Sometimes it only takes one person's untimely demise to change history. There's an entire genre of literature that explores these possibilities, typically involving the biggest baddies of human history. The following video is an artful example that makes this point rather succinctly - while also leaving me profoundly uncomfortable (after all, it does involve the death of a child).
I am not aware of many examples of exploring alternative histories with regards to science, and by that I mean in more detail than what steampunk has to offer, although William Gibson and Bruce Sterling do a pretty good job of imagining a world in which Charles Babbage succeeded in introducing a mechanical computer to the world in their book "The Difference Engine". The subject matter is certainly a worthwhile topic for another post , especially when contrasted with the challenges now to go beyond the Turing machine by getting Quantum Computing to the market. (h/t vznvzn)
The untimely death I am contemplating here is that of William Kingdon Clifford. If you are not immersed in physics and math, you have probably never heard his name, because we live in a world where he died young.
That meant it fell to Gibbs and Heaviside to clean up the Maxwell equations, which gave us the insufferable cross-product that confused leagues of students by requiring them to distinguish between polar and axial vectors. It also meant that complex function theory got stuck in two dimensions, and that group theory was developed without the obvious geometric connection. Which in turn, once this approach started to take over, provoked older physicists, such as Schrödinger, to coin the term "Gruppenpest" (group pestilence). It also created a false symmetry between the electric and magnetic fields, motivating the quest for the ever elusive magnetic monopol. Last but not least, it led to the confused notion that spin is an intrinsically quantum mechanical property, something that is still taught in universities across the globe to this day.
It is hard to overstate the profound effect this paper had on me. The only thing it compares to is when I first learned of Euler's formula many years ago in my first physics semester. And the similarities are striking, not only due to the power of bringing together seemingly disparate areas of mathematics by putting them into a geometric context. In the latter case, the key is the imaginary unit, which was originally introduced to solve for negative square roots, and thus allows for the fundamental theorem of algebra. In fact, it turns out that complex numbers can be neatly embedded into geometric algebra and are isomorphic to the 2d GA case. Also, Quaternion are part of the 3d geometric algebra and have a similarly satisfying geometric interpretation.
All this is accomplished by introducing a higher level concept of vector. For instance, rather than using a cross product, an outer product is defined that creates a bivector that can be thought of as a directed plane segment.
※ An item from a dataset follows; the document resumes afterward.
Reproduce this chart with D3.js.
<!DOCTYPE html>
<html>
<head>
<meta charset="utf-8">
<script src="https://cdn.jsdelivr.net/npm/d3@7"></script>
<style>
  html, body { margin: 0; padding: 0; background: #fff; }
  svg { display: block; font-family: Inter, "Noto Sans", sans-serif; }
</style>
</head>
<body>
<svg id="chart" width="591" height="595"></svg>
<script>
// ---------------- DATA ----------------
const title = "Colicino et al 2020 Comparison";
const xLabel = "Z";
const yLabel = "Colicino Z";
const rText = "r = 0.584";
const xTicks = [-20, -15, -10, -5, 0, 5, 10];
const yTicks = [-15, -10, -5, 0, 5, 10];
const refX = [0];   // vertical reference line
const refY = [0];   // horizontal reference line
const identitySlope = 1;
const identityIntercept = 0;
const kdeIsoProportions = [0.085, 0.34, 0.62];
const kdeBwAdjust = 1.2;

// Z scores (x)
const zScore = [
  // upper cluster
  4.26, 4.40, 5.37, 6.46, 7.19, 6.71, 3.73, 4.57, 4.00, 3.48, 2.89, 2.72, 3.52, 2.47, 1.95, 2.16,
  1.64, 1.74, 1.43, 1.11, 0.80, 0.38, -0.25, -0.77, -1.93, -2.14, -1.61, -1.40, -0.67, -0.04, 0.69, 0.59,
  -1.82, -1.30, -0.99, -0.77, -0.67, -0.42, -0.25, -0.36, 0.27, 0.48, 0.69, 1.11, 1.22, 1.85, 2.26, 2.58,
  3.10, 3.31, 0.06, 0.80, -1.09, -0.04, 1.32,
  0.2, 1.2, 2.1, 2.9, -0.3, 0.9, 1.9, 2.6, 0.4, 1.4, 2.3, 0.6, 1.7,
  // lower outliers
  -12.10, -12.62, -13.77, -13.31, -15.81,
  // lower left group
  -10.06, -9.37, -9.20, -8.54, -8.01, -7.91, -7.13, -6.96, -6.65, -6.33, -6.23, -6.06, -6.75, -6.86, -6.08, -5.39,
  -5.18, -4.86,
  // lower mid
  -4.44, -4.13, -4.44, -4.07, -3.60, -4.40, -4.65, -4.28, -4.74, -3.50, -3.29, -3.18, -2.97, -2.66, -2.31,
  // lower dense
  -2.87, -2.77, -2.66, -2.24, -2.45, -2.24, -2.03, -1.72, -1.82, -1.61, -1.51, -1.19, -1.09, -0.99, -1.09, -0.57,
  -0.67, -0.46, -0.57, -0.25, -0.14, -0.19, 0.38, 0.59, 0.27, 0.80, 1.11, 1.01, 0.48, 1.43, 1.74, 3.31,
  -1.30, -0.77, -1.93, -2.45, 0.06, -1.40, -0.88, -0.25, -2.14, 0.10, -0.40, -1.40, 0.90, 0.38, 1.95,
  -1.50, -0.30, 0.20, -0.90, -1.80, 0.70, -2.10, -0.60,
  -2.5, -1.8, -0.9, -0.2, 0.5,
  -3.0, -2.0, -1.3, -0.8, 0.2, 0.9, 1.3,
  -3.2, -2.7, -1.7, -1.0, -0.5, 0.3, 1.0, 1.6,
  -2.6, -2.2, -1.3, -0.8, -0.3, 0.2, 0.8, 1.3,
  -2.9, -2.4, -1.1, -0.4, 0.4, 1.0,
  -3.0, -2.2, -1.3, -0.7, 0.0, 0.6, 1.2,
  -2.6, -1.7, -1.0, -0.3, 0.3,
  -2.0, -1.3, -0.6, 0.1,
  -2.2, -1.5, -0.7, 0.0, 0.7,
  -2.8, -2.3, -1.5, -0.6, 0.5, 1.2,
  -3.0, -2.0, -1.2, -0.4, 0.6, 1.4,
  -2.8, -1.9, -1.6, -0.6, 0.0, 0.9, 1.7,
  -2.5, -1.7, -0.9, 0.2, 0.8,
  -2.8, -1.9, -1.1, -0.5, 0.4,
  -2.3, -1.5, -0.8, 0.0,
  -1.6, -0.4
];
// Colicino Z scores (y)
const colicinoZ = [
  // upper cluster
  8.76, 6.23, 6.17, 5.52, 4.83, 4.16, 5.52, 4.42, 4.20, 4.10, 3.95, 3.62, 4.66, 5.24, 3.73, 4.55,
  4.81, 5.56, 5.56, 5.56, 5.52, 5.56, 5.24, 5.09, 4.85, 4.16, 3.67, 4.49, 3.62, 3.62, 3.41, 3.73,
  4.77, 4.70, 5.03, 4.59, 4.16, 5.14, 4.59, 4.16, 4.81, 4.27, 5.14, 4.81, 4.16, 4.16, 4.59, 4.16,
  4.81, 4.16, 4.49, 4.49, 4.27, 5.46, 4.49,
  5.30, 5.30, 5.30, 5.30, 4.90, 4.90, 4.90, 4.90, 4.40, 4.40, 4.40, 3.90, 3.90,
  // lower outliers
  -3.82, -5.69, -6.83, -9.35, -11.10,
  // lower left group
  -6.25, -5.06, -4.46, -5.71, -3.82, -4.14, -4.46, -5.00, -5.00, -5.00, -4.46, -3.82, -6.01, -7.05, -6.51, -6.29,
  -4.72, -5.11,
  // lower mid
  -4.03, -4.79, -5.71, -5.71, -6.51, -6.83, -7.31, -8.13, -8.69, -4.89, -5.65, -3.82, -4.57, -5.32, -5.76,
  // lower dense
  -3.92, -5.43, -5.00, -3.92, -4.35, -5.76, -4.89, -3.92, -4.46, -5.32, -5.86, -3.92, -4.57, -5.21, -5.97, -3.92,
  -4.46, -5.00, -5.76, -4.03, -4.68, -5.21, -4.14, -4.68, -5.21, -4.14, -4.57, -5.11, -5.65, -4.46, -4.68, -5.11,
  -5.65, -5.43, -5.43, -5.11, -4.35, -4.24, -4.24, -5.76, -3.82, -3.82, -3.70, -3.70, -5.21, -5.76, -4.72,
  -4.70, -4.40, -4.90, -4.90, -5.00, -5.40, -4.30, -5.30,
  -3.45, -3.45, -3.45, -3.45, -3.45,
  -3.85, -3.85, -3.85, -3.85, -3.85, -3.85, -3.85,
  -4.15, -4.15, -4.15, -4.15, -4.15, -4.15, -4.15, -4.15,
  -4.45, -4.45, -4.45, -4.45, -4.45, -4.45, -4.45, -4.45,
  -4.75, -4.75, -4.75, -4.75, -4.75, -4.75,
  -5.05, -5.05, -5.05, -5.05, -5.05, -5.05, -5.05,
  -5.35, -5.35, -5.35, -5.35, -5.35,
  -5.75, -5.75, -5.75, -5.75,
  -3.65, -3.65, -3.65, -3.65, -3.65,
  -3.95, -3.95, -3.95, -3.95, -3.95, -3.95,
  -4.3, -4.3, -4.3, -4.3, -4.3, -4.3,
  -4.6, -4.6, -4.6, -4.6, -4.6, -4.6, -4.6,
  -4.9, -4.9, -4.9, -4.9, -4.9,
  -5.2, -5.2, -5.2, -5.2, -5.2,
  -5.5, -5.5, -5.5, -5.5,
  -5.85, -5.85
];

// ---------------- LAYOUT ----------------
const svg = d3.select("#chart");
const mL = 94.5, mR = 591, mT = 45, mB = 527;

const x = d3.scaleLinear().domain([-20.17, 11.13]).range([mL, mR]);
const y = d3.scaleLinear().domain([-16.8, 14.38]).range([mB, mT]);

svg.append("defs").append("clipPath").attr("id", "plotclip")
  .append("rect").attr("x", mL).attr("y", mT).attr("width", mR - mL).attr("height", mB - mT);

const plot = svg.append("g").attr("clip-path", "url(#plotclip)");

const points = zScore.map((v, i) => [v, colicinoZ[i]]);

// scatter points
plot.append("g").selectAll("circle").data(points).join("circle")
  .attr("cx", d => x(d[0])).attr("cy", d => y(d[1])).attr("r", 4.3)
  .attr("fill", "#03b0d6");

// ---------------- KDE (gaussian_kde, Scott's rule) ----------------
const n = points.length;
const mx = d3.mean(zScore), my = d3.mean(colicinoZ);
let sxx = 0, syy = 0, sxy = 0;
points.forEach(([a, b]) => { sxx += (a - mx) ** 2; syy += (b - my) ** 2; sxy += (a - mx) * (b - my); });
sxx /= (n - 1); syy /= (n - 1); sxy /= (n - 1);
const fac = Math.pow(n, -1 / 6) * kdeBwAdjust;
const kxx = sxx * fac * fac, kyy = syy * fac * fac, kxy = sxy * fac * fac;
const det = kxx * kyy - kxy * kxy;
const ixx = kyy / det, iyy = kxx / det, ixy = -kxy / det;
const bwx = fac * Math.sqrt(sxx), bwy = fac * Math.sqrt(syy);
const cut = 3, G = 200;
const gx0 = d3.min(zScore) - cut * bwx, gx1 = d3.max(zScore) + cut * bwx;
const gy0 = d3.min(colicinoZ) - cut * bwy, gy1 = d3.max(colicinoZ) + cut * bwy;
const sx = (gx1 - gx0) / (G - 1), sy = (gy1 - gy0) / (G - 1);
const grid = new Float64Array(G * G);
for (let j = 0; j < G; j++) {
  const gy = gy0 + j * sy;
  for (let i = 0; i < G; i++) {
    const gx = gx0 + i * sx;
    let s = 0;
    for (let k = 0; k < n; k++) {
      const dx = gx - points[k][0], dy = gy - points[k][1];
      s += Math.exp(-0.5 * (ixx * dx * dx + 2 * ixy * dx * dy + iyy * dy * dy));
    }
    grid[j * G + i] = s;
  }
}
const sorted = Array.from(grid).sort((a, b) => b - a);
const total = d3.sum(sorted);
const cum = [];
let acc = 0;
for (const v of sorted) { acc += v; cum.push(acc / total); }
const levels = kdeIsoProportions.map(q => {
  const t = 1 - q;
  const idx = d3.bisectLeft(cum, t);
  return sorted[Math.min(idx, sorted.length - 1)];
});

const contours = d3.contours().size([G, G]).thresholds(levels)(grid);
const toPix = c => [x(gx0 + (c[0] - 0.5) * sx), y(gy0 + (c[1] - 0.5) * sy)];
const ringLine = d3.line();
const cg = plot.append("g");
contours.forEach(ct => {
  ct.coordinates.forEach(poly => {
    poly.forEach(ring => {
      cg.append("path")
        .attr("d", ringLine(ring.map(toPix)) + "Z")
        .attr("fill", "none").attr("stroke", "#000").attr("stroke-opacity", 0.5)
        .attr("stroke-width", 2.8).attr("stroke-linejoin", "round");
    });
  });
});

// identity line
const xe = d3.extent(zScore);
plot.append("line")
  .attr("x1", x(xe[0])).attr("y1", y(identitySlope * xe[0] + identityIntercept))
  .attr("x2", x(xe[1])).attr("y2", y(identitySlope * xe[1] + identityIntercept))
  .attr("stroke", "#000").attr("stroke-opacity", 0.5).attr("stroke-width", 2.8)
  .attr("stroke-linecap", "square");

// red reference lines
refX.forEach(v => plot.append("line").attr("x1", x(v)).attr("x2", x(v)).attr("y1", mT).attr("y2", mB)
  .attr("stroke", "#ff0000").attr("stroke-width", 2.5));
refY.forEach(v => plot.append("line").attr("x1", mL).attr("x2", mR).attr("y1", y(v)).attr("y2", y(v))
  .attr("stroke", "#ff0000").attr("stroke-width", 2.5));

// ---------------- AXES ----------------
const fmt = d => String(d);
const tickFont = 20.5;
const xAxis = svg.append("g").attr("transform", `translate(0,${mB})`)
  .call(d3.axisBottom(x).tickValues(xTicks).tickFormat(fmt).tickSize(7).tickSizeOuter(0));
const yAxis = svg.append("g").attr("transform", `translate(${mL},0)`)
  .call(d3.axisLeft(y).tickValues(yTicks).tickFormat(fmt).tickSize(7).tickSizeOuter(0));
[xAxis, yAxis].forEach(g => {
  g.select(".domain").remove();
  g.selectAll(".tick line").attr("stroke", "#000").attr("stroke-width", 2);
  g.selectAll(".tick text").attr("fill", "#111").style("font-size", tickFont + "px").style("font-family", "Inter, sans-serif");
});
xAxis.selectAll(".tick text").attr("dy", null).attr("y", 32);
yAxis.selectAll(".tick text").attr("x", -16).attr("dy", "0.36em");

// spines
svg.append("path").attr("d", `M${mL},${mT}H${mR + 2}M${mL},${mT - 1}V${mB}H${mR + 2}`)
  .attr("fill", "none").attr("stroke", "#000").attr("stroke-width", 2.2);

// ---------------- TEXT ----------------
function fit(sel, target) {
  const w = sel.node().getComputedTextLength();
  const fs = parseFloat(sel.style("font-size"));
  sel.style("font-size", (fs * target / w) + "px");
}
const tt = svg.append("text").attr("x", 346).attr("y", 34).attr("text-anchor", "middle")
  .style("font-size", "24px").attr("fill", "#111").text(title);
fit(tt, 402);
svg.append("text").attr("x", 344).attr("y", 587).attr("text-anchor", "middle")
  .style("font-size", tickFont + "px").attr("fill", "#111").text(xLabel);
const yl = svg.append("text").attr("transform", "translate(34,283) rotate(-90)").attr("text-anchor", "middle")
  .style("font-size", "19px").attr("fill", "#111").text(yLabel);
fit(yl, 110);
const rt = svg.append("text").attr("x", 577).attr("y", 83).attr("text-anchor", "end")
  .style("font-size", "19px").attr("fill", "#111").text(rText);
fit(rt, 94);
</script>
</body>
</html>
Hestenes makes a convincing case that geometric algebra should be incorporated into every physics curriculum. He wrote some excellent textbooks on the subject, and thankfully, numerous other authors have picked up the mantle (outstanding is John W. Arthur's take on electrodynamics and Chris Doran's ambitious and extensive treatment).
The advantages of geometric algebra are so glaring and the concepts so natural that one has to wonder why it took a century to be rediscovered. John Snygg puts it best in the preface to his textbook on differential geometry:
Although Clifford was recognized worldwide as one of England’s most distinguished mathematicians, he chose to have the first paper published in what must have been a very obscure journal at the time. Quite possibly it was a gesture of support for the efforts of James Joseph Sylvester to establish the first American graduate program in mathematics at Johns Hopkins University. As part of his endeavors, Sylvester founded the American Journal of Mathematics and Clifford’s first paper on what is now known as Clifford algebra appeared in the very first volume of that journal.
The second paper was published after his death in unfinished form as part of his collected papers. Both of these papers were ignored and soon forgotten. As late as 1923, math historian David Eugene Smith discussed Clifford’s achievements without mentioning “geometric algebra” (Smith, David Eugene 1923). In 1928, P.A.M. Dirac reinvented Clifford algebra to formulate his equation for the electron. This equation enabled him to predict the discovery of the positron in 1931. (...)
Had Clifford lived longer, “geometric algebra” would probably have become mainstream mathematics near the beginning of the twentieth century. In the decades following Clifford’s death, a battle broke out between those who wanted to use quaternions to do physics and geometry and those who wanted to use vectors. Quaternions were superior for dealing with rotations, but they are useless in dimensions higher than three or four without grafting on some extra structure.
Eventually vectors won out. Since the structure of both quaternions and vectors are contained in the formalism of Clifford algebra, the debate would have taken a different direction had Clifford lived longer. While alive, Clifford was an articulate spokesman and his writing for popular consumption still gets published from time to time. Had Clifford
participated in the quaternion–vector debate, “geometric algebra” would have received more serious consideration.